RAW DATA:
* begin *
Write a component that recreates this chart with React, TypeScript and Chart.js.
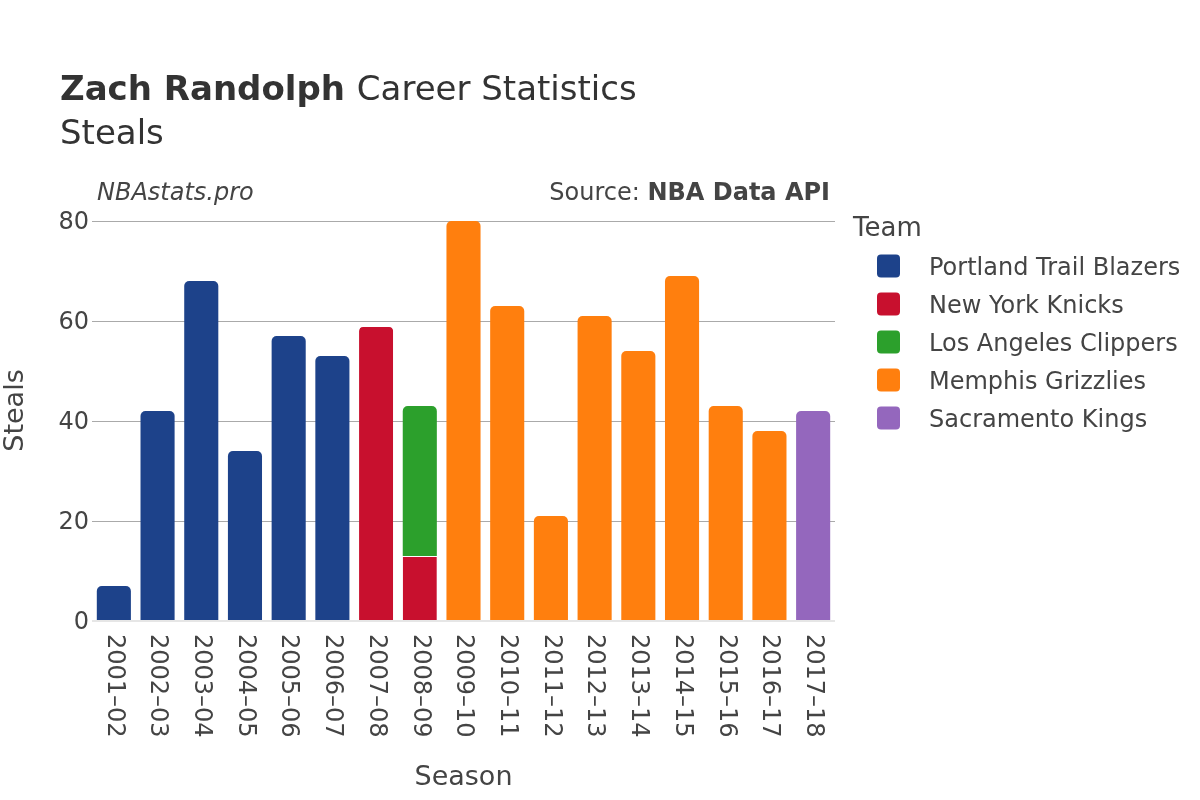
import React, { useEffect, useRef } from "react";
import { Chart, registerables } from "chart.js";

Chart.register(...registerables);

const seasons = [
  "2001–02", "2002–03", "2003–04", "2004–05", "2005–06", "2006–07", "2007–08", "2008–09",
  "2009–10", "2010–11", "2011–12", "2012–13", "2013–14", "2014–15", "2015–16", "2016–17", "2017–18",
];
const portland = [7, 42, 68, 34, 57, 53, null, null, null, null, null, null, null, null, null, null, null];
const knicks = [null, null, null, null, null, null, 59, 13, null, null, null, null, null, null, null, null, null];
const clippers = [null, null, null, null, null, null, null, 30, null, null, null, null, null, null, null, null, null];
const grizzlies = [null, null, null, null, null, null, null, null, 80, 63, 21, 61, 54, 69, 43, 38, null];
const kings = [null, null, null, null, null, null, null, null, null, null, null, null, null, null, null, null, 42];
const yTicks = [0, 20, 40, 60, 80];

const FONT = "'DejaVu Sans', sans-serif";

const textPlugin = {
  id: "texts",
  afterDraw(chart: any) {
    const ctx = chart.ctx as CanvasRenderingContext2D;
    ctx.save();
    // Title
    ctx.textBaseline = "alphabetic";
    ctx.textAlign = "left";
    ctx.fillStyle = "#333333";
    ctx.font = `bold 34px ${FONT}`;
    const t1 = "Zach Randolph";
    ctx.fillText(t1, 60, 100);
    const w1 = ctx.measureText(t1 + " ").width;
    ctx.font = `34px ${FONT}`;
    ctx.fillText("Career Statistics", 60 + w1, 100);
    ctx.fillText("Steals", 60, 144);

    // Subtitles
    ctx.fillStyle = "#444444";
    ctx.font = `italic 24px ${FONT}`;
    ctx.fillText("NBAstats.pro", 97, 200);
    ctx.textAlign = "right";
    ctx.font = `bold 24px ${FONT}`;
    const bold = "NBA Data API";
    ctx.fillText(bold, 830, 200);
    const bw = ctx.measureText(bold).width;
    ctx.font = `24px ${FONT}`;
    ctx.fillText("Source: ", 830 - bw, 200);

    // X tick labels (rotated, reading top to bottom)
    const xs = chart.scales.x;
    ctx.font = `24px ${FONT}`;
    ctx.fillStyle = "#444444";
    ctx.textAlign = "left";
    ctx.textBaseline = "middle";
    seasons.forEach((s, i) => {
      const x = xs.getPixelForTick(i);
      ctx.save();
      ctx.translate(x, 634);
      ctx.rotate(Math.PI / 2);
      ctx.fillText(s, 0, 0);
      ctx.restore();
    });

    // Legend
    ctx.textAlign = "left";
    ctx.textBaseline = "alphabetic";
    ctx.fillStyle = "#444444";
    ctx.font = `26px ${FONT}`;
    ctx.fillText("Team", 853, 236);
    ctx.font = `24px ${FONT}`;
    chart.data.datasets.forEach((ds: any, i: number) => {
      const cy = 266 + i * 38;
      ctx.fillStyle = ds.backgroundColor;
      ctx.beginPath();
      (ctx as any).roundRect(877, cy - 11.5, 23, 23, 4);
      ctx.fill();
      ctx.fillStyle = "#444444";
      ctx.fillText(ds.label, 929, cy + 8.5);
    });
    ctx.restore();
  },
};

export default function App() {
  const ref = useRef<HTMLCanvasElement | null>(null);
  useEffect(() => {
    if (!ref.current) return;
    const mk = (label: string, data: (number | null)[], color: string, extra: any = {}) => ({
      label,
      data,
      backgroundColor: color,
      borderRadius: 5,
      borderSkipped: "start",
      barPercentage: 0.78,
      categoryPercentage: 1.0,
      ...extra,
    });
    const chart = new Chart(ref.current, {
      type: "bar",
      data: {
        labels: seasons,
        datasets: [
          mk("Portland Trail Blazers", portland, "#1d428a"),
          mk("New York Knicks", knicks, "#c8102e", {
            borderColor: "#ffffff",
            borderWidth: { top: 1, left: 0, right: 0, bottom: 0 },
          }),
          mk("Los Angeles Clippers", clippers, "#2ca02c"),
          mk("Memphis Grizzlies", grizzlies, "#ff7f0e"),
          mk("Sacramento Kings", kings, "#9467bd"),
        ],
      },
      options: {
        responsive: false,
        animation: false,
        layout: { padding: { left: 0, top: 200, right: 365, bottom: 0 } },
        plugins: {
          legend: { display: false },
          title: { display: false },
          tooltip: { enabled: false },
        },
        scales: {
          x: {
            stacked: true,
            grid: { display: false },
            border: { display: false },
            ticks: { display: false },
            title: {
              display: true,
              text: "Season",
              color: "#444444",
              font: { family: FONT, size: 27 },
              padding: { top: 0, bottom: 6 },
            },
            afterFit: (s: any) => {
              s.height = 179;
            },
          },
          y: {
            stacked: true,
            min: 0,
            max: 84.2,
            border: { display: false },
            afterBuildTicks: (s: any) => {
              s.ticks = yTicks.map((v) => ({ value: v }));
            },
            grid: {
              drawTicks: false,
              color: (c: any) => (c.tick && c.tick.value === 0 ? "#e6e6e6" : "#aaaaaa"),
              lineWidth: (c: any) => (c.tick && c.tick.value === 0 ? 2 : 1),
            },
            ticks: {
              padding: 3,
              labelOffset: 2,
              color: "#444444",
              font: { family: FONT, size: 24 },
            },
            title: {
              display: true,
              text: "Steals",
              color: "#444444",
              font: { family: FONT, size: 27 },
              padding: { top: 0, bottom: 0 },
            },
            afterFit: (s: any) => {
              s.width = 92;
            },
          },
        },
      },
      plugins: [textPlugin],
    });
    return () => chart.destroy();
  }, []);
  return (
    <div style={{ position: "fixed", left: 0, top: 0, width: 1200, height: 800, background: "#ffffff" }}>
      <canvas ref={ref} width={1200} height={800} style={{ width: 1200, height: 800, display: "block" }} />
    </div>
  );
}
* end *
REQUIRED TASK: Set down again, exactly, the lines of the material above from its first line to the one with "Chart.register(...registerables);", inclusive. Leave the pictures out.

PROBLEM SOLUTION:
Write a component that recreates this chart with React, TypeScript and Chart.js.
import React, { useEffect, useRef } from "react";
import { Chart, registerables } from "chart.js";

Chart.register(...registerables);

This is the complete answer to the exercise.